Today, 100% of the valves used on PRINOTH’s LEITWOLF and BISON models are CMA/CMT valves, now part of the Danfoss Power Solutions product portfolio. There are three valve banks on each machine – a front bank, rear bank, and tiller bank – which are each a combination of CMA sections and CMT sections. 

PRINOTH cites several advantages in using the CMA/CMT valve. The simplified wiring, with the entire machine connected with the CMA system on the CAN network, has been a considerable one. The use of CMT sections, with their ability to control two machine functions, has enabled PRINOTH to reduce the total number of valve sections on the machine by 30%, from 13 to 9. The company has also been able to remove several external manifolds because many auxiliary valve functions are integrated into the CMA valve. This has reduced the number of components on the machine and also improved accuracy.
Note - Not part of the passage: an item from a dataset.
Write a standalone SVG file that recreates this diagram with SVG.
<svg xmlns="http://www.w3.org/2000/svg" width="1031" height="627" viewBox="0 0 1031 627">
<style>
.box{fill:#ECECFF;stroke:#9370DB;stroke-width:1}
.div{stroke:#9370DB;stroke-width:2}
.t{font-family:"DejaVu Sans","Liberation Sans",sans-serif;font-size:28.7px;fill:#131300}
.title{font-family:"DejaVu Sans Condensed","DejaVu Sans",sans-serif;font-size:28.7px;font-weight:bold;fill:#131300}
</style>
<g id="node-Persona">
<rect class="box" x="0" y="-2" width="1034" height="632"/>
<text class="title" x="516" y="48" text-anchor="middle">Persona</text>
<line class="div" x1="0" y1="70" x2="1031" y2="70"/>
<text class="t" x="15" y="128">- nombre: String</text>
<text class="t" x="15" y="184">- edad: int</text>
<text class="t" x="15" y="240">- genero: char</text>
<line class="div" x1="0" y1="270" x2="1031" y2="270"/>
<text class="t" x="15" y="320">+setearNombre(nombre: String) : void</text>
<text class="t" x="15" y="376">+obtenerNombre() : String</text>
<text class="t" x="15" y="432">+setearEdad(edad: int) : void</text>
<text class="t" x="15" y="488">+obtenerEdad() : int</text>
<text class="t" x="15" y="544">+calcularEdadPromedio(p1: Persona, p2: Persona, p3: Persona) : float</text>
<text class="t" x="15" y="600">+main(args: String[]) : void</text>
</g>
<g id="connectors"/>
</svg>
Feel for the operator has also improved; PRINOTH has extended it as a benefit into the midrange BISON model. This is one of the greatest technical contributions of the valve, according to operator feedback.

“It feels like an extension of my hand,” one operator told an Eaton Hydraulics engineer. While not a directly quantifiable factor, feel contributes to a better driving experience. Better control and handling enable the operator to complete the job in less time, resulting in lower fuel consumption, an important measure for snow groomers.
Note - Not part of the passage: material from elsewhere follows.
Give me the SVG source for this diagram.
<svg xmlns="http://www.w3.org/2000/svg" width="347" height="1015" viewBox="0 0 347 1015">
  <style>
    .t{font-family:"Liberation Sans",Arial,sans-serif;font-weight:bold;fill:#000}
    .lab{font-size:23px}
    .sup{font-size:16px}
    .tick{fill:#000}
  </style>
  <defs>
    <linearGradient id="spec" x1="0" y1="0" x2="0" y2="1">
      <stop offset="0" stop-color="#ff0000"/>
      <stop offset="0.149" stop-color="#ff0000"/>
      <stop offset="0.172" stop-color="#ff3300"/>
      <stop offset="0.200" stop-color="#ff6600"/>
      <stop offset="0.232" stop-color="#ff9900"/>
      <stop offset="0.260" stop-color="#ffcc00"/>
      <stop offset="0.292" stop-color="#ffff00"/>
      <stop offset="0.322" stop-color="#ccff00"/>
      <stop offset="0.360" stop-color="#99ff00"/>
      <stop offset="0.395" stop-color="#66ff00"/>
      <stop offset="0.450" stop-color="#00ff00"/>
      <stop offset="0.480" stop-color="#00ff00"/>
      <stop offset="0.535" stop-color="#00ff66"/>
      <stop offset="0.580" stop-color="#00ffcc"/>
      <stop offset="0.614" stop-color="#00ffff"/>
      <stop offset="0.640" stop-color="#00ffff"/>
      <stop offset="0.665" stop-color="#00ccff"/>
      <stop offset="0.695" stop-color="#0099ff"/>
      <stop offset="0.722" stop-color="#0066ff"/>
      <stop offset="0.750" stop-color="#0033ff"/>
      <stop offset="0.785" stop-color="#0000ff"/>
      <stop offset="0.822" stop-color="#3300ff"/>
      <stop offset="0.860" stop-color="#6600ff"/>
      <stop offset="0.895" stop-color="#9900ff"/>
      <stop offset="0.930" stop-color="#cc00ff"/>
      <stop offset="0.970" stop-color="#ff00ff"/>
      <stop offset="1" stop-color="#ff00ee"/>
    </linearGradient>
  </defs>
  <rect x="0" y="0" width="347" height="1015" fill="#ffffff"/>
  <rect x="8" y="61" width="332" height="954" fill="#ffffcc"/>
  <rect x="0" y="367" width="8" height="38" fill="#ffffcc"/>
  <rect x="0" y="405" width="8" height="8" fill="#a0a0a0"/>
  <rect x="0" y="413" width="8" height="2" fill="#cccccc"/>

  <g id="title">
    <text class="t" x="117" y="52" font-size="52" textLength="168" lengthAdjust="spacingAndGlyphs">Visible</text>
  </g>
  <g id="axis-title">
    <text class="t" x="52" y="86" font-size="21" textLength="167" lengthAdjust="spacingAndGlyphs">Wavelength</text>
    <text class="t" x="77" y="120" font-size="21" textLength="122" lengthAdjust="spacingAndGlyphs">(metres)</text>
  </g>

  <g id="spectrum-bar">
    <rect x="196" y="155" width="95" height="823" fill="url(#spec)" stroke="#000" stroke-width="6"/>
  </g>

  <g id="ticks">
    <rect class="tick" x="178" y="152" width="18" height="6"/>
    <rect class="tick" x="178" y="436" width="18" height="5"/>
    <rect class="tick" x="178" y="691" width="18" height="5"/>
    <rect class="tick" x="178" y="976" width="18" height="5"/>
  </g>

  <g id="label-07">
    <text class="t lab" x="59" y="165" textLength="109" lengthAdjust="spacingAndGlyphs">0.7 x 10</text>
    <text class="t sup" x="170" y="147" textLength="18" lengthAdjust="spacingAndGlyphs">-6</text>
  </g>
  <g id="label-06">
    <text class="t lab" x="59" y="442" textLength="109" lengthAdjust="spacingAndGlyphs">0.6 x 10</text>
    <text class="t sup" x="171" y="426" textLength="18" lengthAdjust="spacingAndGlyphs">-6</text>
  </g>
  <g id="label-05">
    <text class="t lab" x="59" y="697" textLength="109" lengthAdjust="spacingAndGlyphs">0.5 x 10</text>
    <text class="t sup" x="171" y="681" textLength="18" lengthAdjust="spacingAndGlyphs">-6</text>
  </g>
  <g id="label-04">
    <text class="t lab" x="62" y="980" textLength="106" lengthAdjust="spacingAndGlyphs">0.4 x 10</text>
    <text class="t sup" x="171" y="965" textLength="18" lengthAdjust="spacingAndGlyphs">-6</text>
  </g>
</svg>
PRINOTH is investing in zero-emissions vehicles. In 2020, the company introduced two concept vehicles, including the LEITWOLF h2Motion, the first hydrogen-operated snow groomer in the world. With a hydrogen fuel cell drive and electric motor, the machine features power output of 400 kW/544 HP and a runtime of up to four hours. Included on the machine are CMA/T valves, X20 pumps, and EC850 hoses. The other concept vehicle introduced was the electric-powered HUSKY eMotion, with motor power of 200 kW/270 HP and runtime of up to three hours. 

PRINOTH is investigating additional electrification opportunities, including its other snow groomer models. With a strategic focus on electrification, Danfoss Power Solutions is well positioned to carry on the Eaton Hydraulics legacy of partnership and innovation with PRINOTH.